From the onset of the AusAID amalgamation, NGOs and other development stakeholders feared that that development causes would lose out to foreign policy and trade priorities. And today, many criticize the aid program for focusing too much on Australia’s political interests as well as infrastructure and trade and not on enough on education, health, resilience, and social protection. DFAT has yet to respond to a parliamentary inquiry designed to look into the role of the private sector in promoting economic growth and reducing poverty.
Plibersek stressed that humanitarianism should be the focus and that humanitarian outcomes will lead to stronger partnerships and security in Australia’s region.

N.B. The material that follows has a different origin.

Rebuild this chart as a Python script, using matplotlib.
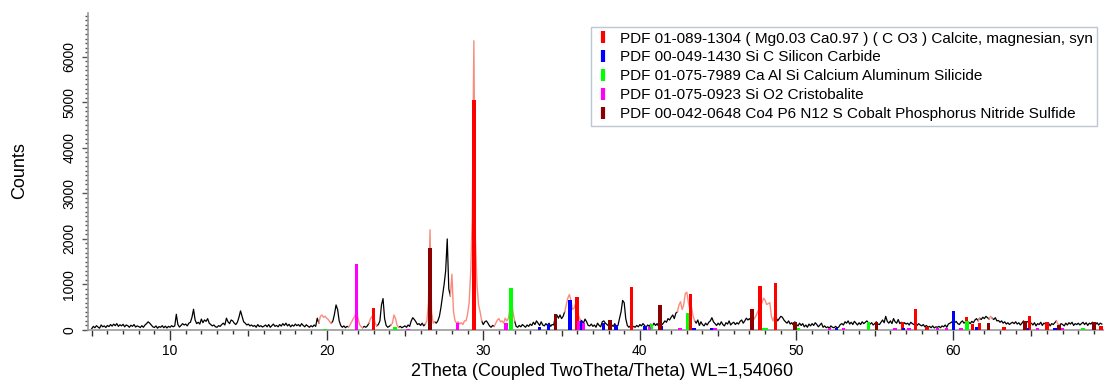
import numpy as np
import matplotlib
matplotlib.use("Agg")
import matplotlib.pyplot as plt
from matplotlib.lines import Line2D

plt.rcParams['font.family'] = ['Liberation Sans', 'DejaVu Sans']

# measured scan, 2theta from 5.0 in steps of 0.1 deg
scan_start = 5.0
scan_step = 0.1
counts = [
    30, 80, 50, 95, 65, 40, 110, 70, 90, 55,          # 5
    100, 75, 120, 85, 130, 95, 140, 80, 115, 90,      # 6
    125, 70, 110, 95, 60, 105, 80, 120, 65, 90,       # 7
    75, 55, 95, 60, 110, 140, 180, 150, 110, 70,      # 8
    55, 90, 40, 75, 60, 95, 50, 85, 45, 80,           # 9
    60, 95, 70, 90, 345, 120, 65, 100, 140, 110,      # 10
    130, 90, 150, 170, 280, 455, 220, 140, 170, 130,  # 11
    240, 160, 220, 190, 250, 150, 120, 90, 110, 70,   # 12
    60, 95, 80, 120, 150, 110, 260, 180, 140, 220,    # 13
    200, 150, 120, 170, 280, 420, 300, 180, 150, 110, # 14
    130, 90, 110, 80, 100, 60, 120, 75, 95, 65,       # 15
    85, 110, 70, 120, 60, 95, 130, 80, 100, 70,       # 16
    120, 85, 140, 100, 150, 90, 125, 70, 110, 85,     # 17
    130, 95, 120, 80, 140, 100, 70, 115, 85, 60,      # 18
    95, 70, 110, 80, 260, 150, 300, 330, 280, 300,    # 19
    260, 230, 180, 150, 200, 350, 550, 450, 200, 100, # 20
    60, 90, 50, 80, 70, 120, 180, 250, 300, 430,      # 21
    260, 120, 70, 50, 80, 60, 90, 150, 250, 300,      # 22
    280, 150, 90, 120, 200, 550, 690, 250, 100, 60,   # 23
    80, 110, 150, 330, 250, 100, 60, 80, 50, 70,      # 24
    90, 60, 110, 80, 200, 270, 230, 180, 120, 140,    # 25
    100, 150, 90, 130, 200, 600, 2200, 400, 150, 180, # 26
    150, 200, 300, 500, 750, 1000, 1300, 2000, 900, 750,   # 27
    1225, 400, 200, 150, 180, 130, 160, 120, 200, 200,     # 28
    350, 600, 1300, 2500, 6350, 2000, 1000, 550, 400, 200, # 29
    120, 180, 200, 150, 90, 60, 100, 80, 150, 220,    # 30
    250, 180, 200, 150, 260, 200, 250, 450, 650, 400, # 31
    200, 80, 60, 100, 70, 120, 90, 60, 110, 80,       # 32
    130, 100, 170, 120, 200, 150, 100, 180, 110, 90,  # 33
    140, 100, 150, 80, 120, 110, 300, 330, 260, 330,  # 34
    250, 300, 400, 550, 700, 780, 650, 450, 480, 580, # 35
    450, 300, 220, 200, 150, 240, 180, 100, 90, 130,  # 36
    80, 110, 60, 150, 100, 70, 180, 200, 150, 120,    # 37
    90, 200, 110, 80, 140, 60, 100, 250, 400, 650,    # 38
    600, 250, 100, 60, 90, 50, 80, 60, 100, 70,       # 39
    120, 90, 140, 100, 60, 110, 80, 130, 90, 150,     # 40
    100, 140, 80, 120, 110, 150, 200, 170, 250, 220,  # 41
    280, 330, 250, 370, 400, 550, 620, 450, 550, 800, # 42
    830, 600, 450, 500, 300, 200, 150, 220, 100, 180, # 43
    120, 90, 150, 110, 170, 200, 270, 180, 140, 100,  # 44
    150, 110, 180, 120, 90, 160, 130, 200, 110, 150,  # 45
    170, 120, 160, 130, 190, 220, 150, 200, 260, 220, # 46
    250, 200, 230, 250, 300, 380, 450, 520, 600, 700, # 47
    650, 560, 580, 600, 300, 200, 300, 280, 200, 250, # 48
    300, 280, 220, 180, 150, 200, 130, 160, 110, 180, # 49
    120, 90, 150, 100, 140, 70, 110, 60, 130, 90,     # 50
    140, 100, 160, 120, 70, 110, 150, 60, 90, 50,     # 51
    70, 40, 90, 60, 50, 80, 45, 65, 120, 140,         # 52
    110, 180, 150, 200, 130, 170, 120, 190, 150, 110, # 53
    160, 120, 180, 140, 170, 200, 150, 130, 160, 110, # 54
    140, 180, 130, 120, 170, 220, 160, 300, 190, 150, # 55
    200, 140, 250, 180, 150, 230, 140, 170, 120, 160, # 56
    130, 150, 110, 170, 140, 120, 160, 100, 140, 110, # 57
    90, 120, 70, 100, 60, 80, 50, 90, 45, 70,         # 58
    60, 80, 50, 90, 70, 110, 60, 130, 150, 170,       # 59
    200, 160, 190, 140, 120, 170, 200, 150, 180, 130, # 60
    170, 140, 190, 160, 220, 250, 200, 260, 230, 280, # 61
    250, 300, 270, 240, 300, 260, 230, 270, 200, 210, # 62
    170, 200, 150, 180, 130, 160, 120, 150, 170, 140, # 63
    180, 130, 160, 110, 150, 200, 140, 170, 190, 130, # 64
    150, 110, 160, 90, 140, 120, 170, 100, 150, 130,  # 65
    110, 150, 90, 140, 120, 160, 200, 130, 100, 140,  # 66
    120, 90, 150, 110, 160, 130, 170, 100, 140, 120,  # 67
    150, 110, 140, 170, 120, 160, 100, 150, 130, 170, # 68
    140, 120, 160, 110, 150, 130,                     # 69
]
# parts of the scan drawn in salmon (calcite matched ranges)
salmon_ranges = [(19.5, 20.3), (21.4, 22.3), (22.7, 23.2), (24.1, 24.6),
                 (26.3, 26.9), (27.85, 29.95), (30.7, 32.05), (35.15, 36.25),
                 (42.35, 43.55), (47.25, 48.75), (61.55, 61.75), (62.3, 62.5),
                 (66.6, 66.8)]

# reference patterns (stick positions / heights)
calcite_pos = [22.98, 29.41, 36.0, 39.48, 43.25, 47.68, 48.68, 56.76, 57.6,
               58.33, 60.87, 61.25, 61.68, 63.26, 64.9, 66.0, 69.45]
calcite_h = [480, 5040, 720, 940, 785, 970, 1030, 170, 460,
             60, 280, 125, 150, 70, 310, 185, 80]
sic_pos = [33.6, 34.16, 35.54, 36.25, 37.67, 38.48, 40.33, 41.35, 43.45,
           44.6, 52.57, 56.85, 60.02, 61.5, 64.75, 66.5]
sic_h = [60, 130, 660, 195, 160, 115, 90, 80, 50,
         40, 50, 40, 410, 60, 50, 50]
casi_pos = [19.9, 24.37, 31.77, 40.75, 43.03, 47.9, 48.05, 50.1, 54.6, 60.9, 68.3]
casi_h = [30, 60, 930, 130, 380, 50, 50, 40, 170, 205, 40]
crist_pos = [21.92, 25.2, 28.36, 31.46, 36.1, 36.4, 40.6, 42.55, 44.8, 52.1,
             53.0, 56.3, 57.2, 59.0, 59.6, 60.5, 65.4, 67.0]
crist_h = [1450, 30, 150, 150, 205, 160, 60, 50, 50, 40,
           40, 40, 50, 40, 40, 40, 40, 40]
copns_pos = [26.6, 34.6, 38.1, 41.29, 47.15, 49.9, 55.1, 62.26, 64.6, 66.77, 69.0]
copns_h = [1800, 345, 213, 550, 455, 183, 170, 150, 205, 100, 170]

phases = [
    ("PDF 01-089-1304 ( Mg0.03 Ca0.97 ) ( C O3 ) Calcite, magnesian, syn", "#ff0000", calcite_pos, calcite_h),
    ("PDF 00-049-1430 Si C Silicon Carbide", "#0000ff", sic_pos, sic_h),
    ("PDF 01-075-7989 Ca Al Si Calcium Aluminum Silicide", "#00ff00", casi_pos, casi_h),
    ("PDF 01-075-0923 Si O2 Cristobalite", "#ff00ff", crist_pos, crist_h),
    ("PDF 00-042-0648 Co4 P6 N12 S Cobalt Phosphorus Nitride Sulfide", "#8c0000", copns_pos, copns_h),
]

x = scan_start + scan_step * np.arange(len(counts))
y = np.array(counts, dtype=float)

# black everywhere except inside the salmon ranges (edges kept in both)
inside = np.zeros(len(x), dtype=bool)
for a, b in salmon_ranges:
    inside |= (x > a + 0.06) & (x < b - 0.06)
y_black = np.where(inside, np.nan, y)

fig = plt.figure(figsize=(11.04, 3.83), dpi=100)
ax = fig.add_axes([88 / 1104, 53 / 383, 1016 / 1104, 317 / 383])

ax.plot(x, y_black, color="black", lw=0.9, zorder=2)
for a, b in salmon_ranges:
    m = (x >= a - 1e-6) & (x <= b + 1e-6)
    ax.plot(x[m], y[m], color="#fa8c7e", lw=1.0, zorder=3)

handles = []
for label, col, pos, h in phases:
    ax.bar(pos, h, width=0.22, color=col, linewidth=0, zorder=4)
    handles.append(Line2D([], [], marker="|", linestyle="none", color=col,
                          markersize=9, markeredgewidth=3, label=label))

ax.set_xlim(4.76, 69.64)
ax.set_ylim(0, 6960)

for s in ["top", "right"]:
    ax.spines[s].set_visible(False)
for s in ["left", "bottom"]:
    ax.spines[s].set_color("#9a9a9a")
    ax.spines[s].set_linewidth(1.2)

ax.set_xticks(np.arange(5, 70, 5))
ax.set_xticklabels([str(v) if v % 10 == 0 else "" for v in range(5, 70, 5)])
ax.set_xticks(np.arange(5, 70, 1), minor=True)
ax.set_yticks(np.arange(0, 7000, 1000))
ax.set_yticks(np.arange(0, 6960, 100), minor=True)
ax.tick_params(axis="x", which="major", length=7, width=1, color="#333333",
               labelsize=10, pad=3)
ax.tick_params(axis="x", which="minor", length=3, width=1, color="#333333")
ax.tick_params(axis="y", which="major", length=4.5, width=1, color="#555555",
               labelsize=10, labelrotation=90, pad=4)
ax.tick_params(axis="y", which="minor", length=2.5, width=1, color="#555555")
for lbl in ax.get_yticklabels():
    lbl.set_va("center")
for t, v in zip(ax.xaxis.get_major_ticks(), range(5, 70, 5)):
    t.tick1line.set_markersize(7 if v % 10 == 0 else 4.5)

fig.text(20 / 1104, 1 - 171 / 383, "Counts", rotation=90, ha="center",
         va="center", fontsize=13)
fig.text(602 / 1104, 1 - 372 / 383, "2Theta (Coupled TwoTheta/Theta) WL=1,54060",
         ha="center", va="center", fontsize=13)

leg = ax.legend(handles=handles, loc="upper right",
                bbox_to_anchor=(1097 / 1104, 1 - 27 / 383),
                bbox_transform=fig.transFigure, fontsize=11, frameon=True,
                fancybox=False, edgecolor="#b0b8c8", labelspacing=0.32,
                handlelength=1.0, handletextpad=0.6, borderpad=0.3,
                borderaxespad=0)
leg.get_frame().set_linewidth(1.0)

fig.savefig("out.png", dpi=100)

“Having a strong foreign aid program is the right thing for Australia to do as a good global citizen,” said Plibersek who also called aid a good foundation for geopolitical stability. “We hear a lot about ‘aid for trade’ from the Abbott-Turnbull government, but Labor believes the key objective of Australia’s aid program should be a humanitarian one.”
Pushing for change
The upcoming federal budget decision and subsequent election represent other critical junctures for the Australian aid program.
Stakeholder survey findings indicated that electing another Liberal government could precipitate further reductions in aid spending, but a change of government could result in increased funding for foreign aid. There is limited confidence, however, that funding will increase to desired targets, according to the survey.
The Campaign for Australian Aid, with the backing of 65 aid and development organisations including World Vision, CARE Australia and Oxfam, is urgently pushing for change. Their current campaign wants Australian Treasurer Scott Morrison to “Stop the Clock” on aid budget cuts.
“We are calling on the government to reverse the final scheduled [AU$224 million] cut to the aid budget so that Australia does not become the least generous we've ever been with the lowest aid budget ever,” said Tony Milne, campaign director for Campaign for Australian Aid.
Reports in Australia this week indicate the budget may have already been decided with advertising campaigns reportedly recorded to promote cost saving measures.
As election day approaches, Australian NGOs are promising to tee up the aid program as a critical election issue. While the Campaign for Australian aid might not be enough to stop additional budget cuts, the organization has a supporter base of 1.59 million Australians and could influence the election. Current polls indicate an election could swing either way.